W wieku 57 lat, po ciężkiej chorobie, zmarł w poniedziałek aktor filmowy Patrick Swayze - poinformowała jego agentka Annett Wolf.

Swayze, znany z ról w takich filmach jak "Dirty Dancing" i "Ghost" (polski tytuł: "Uwierz w ducha") walczył od prawie 2 lat z nieuleczalnym rakiem trzustki. Aktor zmarł w otoczeniu rodziny.

Ten szczególnie zabójczy rodzaj raka rozpoznano u niego w styczniu 2008 r. Mimo choroby Swayze pracował nad kolejnymi odcinkami serialu TV "The Beast". Przy pomocy swej żony pisał też pamiętniki.

W wywiadzie udzielonym w styczniu br. Swayze przyznał, że może mieć przed sobą tylko 2 lata życia.

Rak trzustki z reguły kończy się śmiercią chorego

Według specjalistów, szansa na przeżycie 5 lat chorych, u których rozpoznano ten rodzaj raka wynosi zaledwie 5 proc.

Swayze urodził się w 1952 roku w Houston

Jedną z jego największych życiowych pasji był taniec. Zauważony przez hollywoodzkich producentów w broadwayowskim musicalu otrzymał szansę wystąpienia na dużym ekranie. Jego aktorskim debiutem była kreacja Ace'a w "Skatetown, U.S.A." z 1979 roku.
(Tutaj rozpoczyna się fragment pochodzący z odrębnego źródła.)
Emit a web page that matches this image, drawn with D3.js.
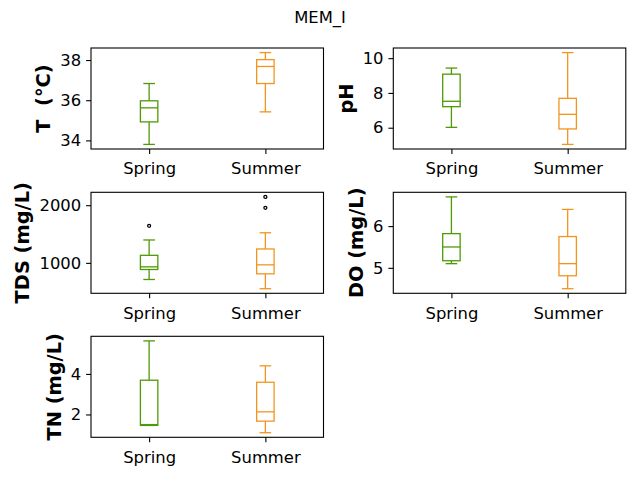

Najważniejsze role miały jednak dopiero nadejść: Jed w "Czerwonym świcie" (1984), Johnny w "Dirty Dancing" (1987), Dalton w "Wykidajle" (1989), Sam w "Uwierz w ducha" (1990), Bodhi w "Na fali" (1991) i Vida Boheme w "Ślicznotkach" (1995). Jego ostatnia kreacja to bezwzględny agent Barker w chwalonym przez krytykę serialu "The Beast", w którym Swayze zagrał już po wykryciu nowotworu.

Aktor był przez 34 lata żonaty z tancerką Lisą Niemi.